U.S. District Judge Thelton E. Henderson of the U.S. District Court for the Northern District of California ruled that a representative of Delta Star Inc.’s ESOP intentionally connected its statements about the company’s financial health to statements it made about the future of benefits, so its intended communication about the security of benefits could be considered materially misleading.
The defendants argued that John Balsley’s claims of two material omissions in the information presented to him are not actionable because the omitted information relates only to the operations of the company in which the plan invests and are therefore not “with respect to a plan,” as required by the Employee Retirement Income Security Act (ERISA).
“When the allegations are viewed in a light most favorable to Balsley, as required at this stage of the proceedings, they suggest that Balsley was encouraged to accept the lump-sum distribution based on the December 31, 2006, stock valuation in part because Delta Star had a questionable financial future that might or would preclude a future lump-sum offer,” Henderson wrote. He noted that Balsley’s allegations sufficiently state a basis for the defendants’ knowledge of the information allegedly omitted.
In addition, the court determined that the alleged misrepresentation that the plan would not offer a lump-sum option in the future is also actionable since the terms of the plan allow the trustees to determine each year whether to allow lump sums. However, Henderson ruled that the statement that cash may not be available in the future for a lump sum is not actionable, saying increased sales and revenue do not necessarily translate into increased liquid assets, so it is not plausible that the defendants would have known with certainty that cash would be available to offer a lump-sum distribution in the future.

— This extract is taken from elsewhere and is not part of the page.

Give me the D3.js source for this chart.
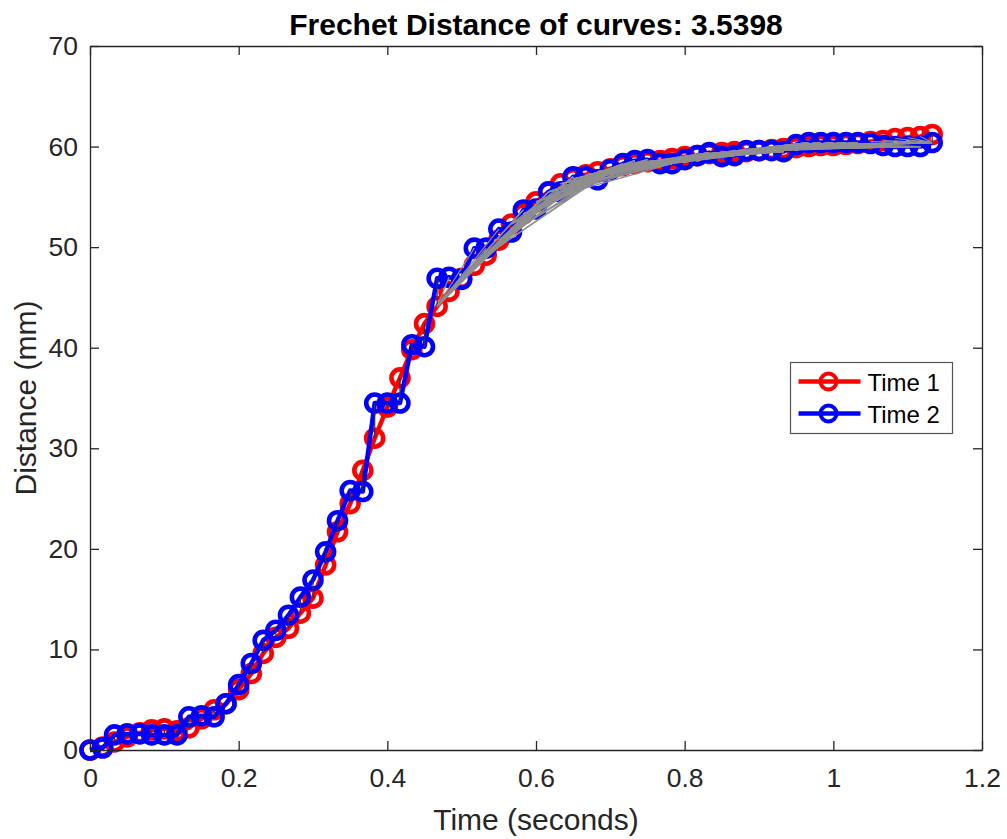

The court did agree with Delta Star that Balsley lacks standing to pursue a claim under ERISA 502(a)(2), which “does not provide a remedy for individual injuries distinct from plan injuries, so those claims were dismissed.
According to the court opinion, a plan representative contacted Balsley on two occasions in October 2007 to offer a lump-sum buyback of the stock in Balsley’s plan account based on the December 31, 2006 stock valuation of $22.38. The representative indicated that cash may not be available in the future to buy back Balsley’s shares, and that the lump-sum offer would not remain open, so on November 26, 2007, Balsley received a $1,318,422.15 distribution from the plan.
As of December 31, 2007, each share was valued over six times higher, at $142.45, which would have made Balsley’s distribution worth $8,391,729.50.
The case is Balsley v. Delta Star Employee Stock Ownership Plan, N.D. Cal., No. C09-2952 TEH, 12/10/09.